Modeling of high energy ion implantation based on splitting of the Boltzmann transport equation

For the straight-ahead form of the Boltzmann transport equation, describing high energy heavy ion transport in matter, the splitting in the Boltzmann–Fokker–Planck equation is considered. The splitting consists of decomposition of differential cross-section into a singular part, corresponding to small energy transfer events, and in a regular one, which corresponds to large energy transfer. An approximation of the scattering integral with singular differential cross-section by the Fokker–Planck operator of second order, including the energy straggling term, is considered. For this form of the Fokker–Planck equation boundary conditions, preserving the number of particles in flux, and the energy dissipated in target are suggested. An effective algorithm for numerical integration of the Boltzmann–Fokker–Planck equation, which preserves the number of particles in flux, and the energy deposited in target is developed.
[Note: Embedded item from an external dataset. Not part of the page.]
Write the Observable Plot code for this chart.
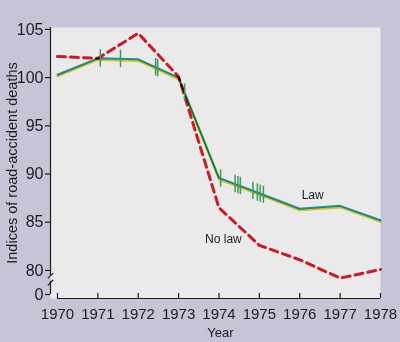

The convergence of the implantation profile, nuclear and electronic energy deposition, calculated from the Boltzmann–Fokker–Planck equation, to the respective exact distributions, calculated from the Monte-Carlo method, was investigated for various values of the splitting parameter for the different ion-target mass ratios and for a large energy interval. For the universal potential, it is shown the existence of an optimal value of splitting parameter, at which solutions of the Boltzmann–Fokker–Planck equation accurately approximate solutions of the exact equation with minimal computational efforts.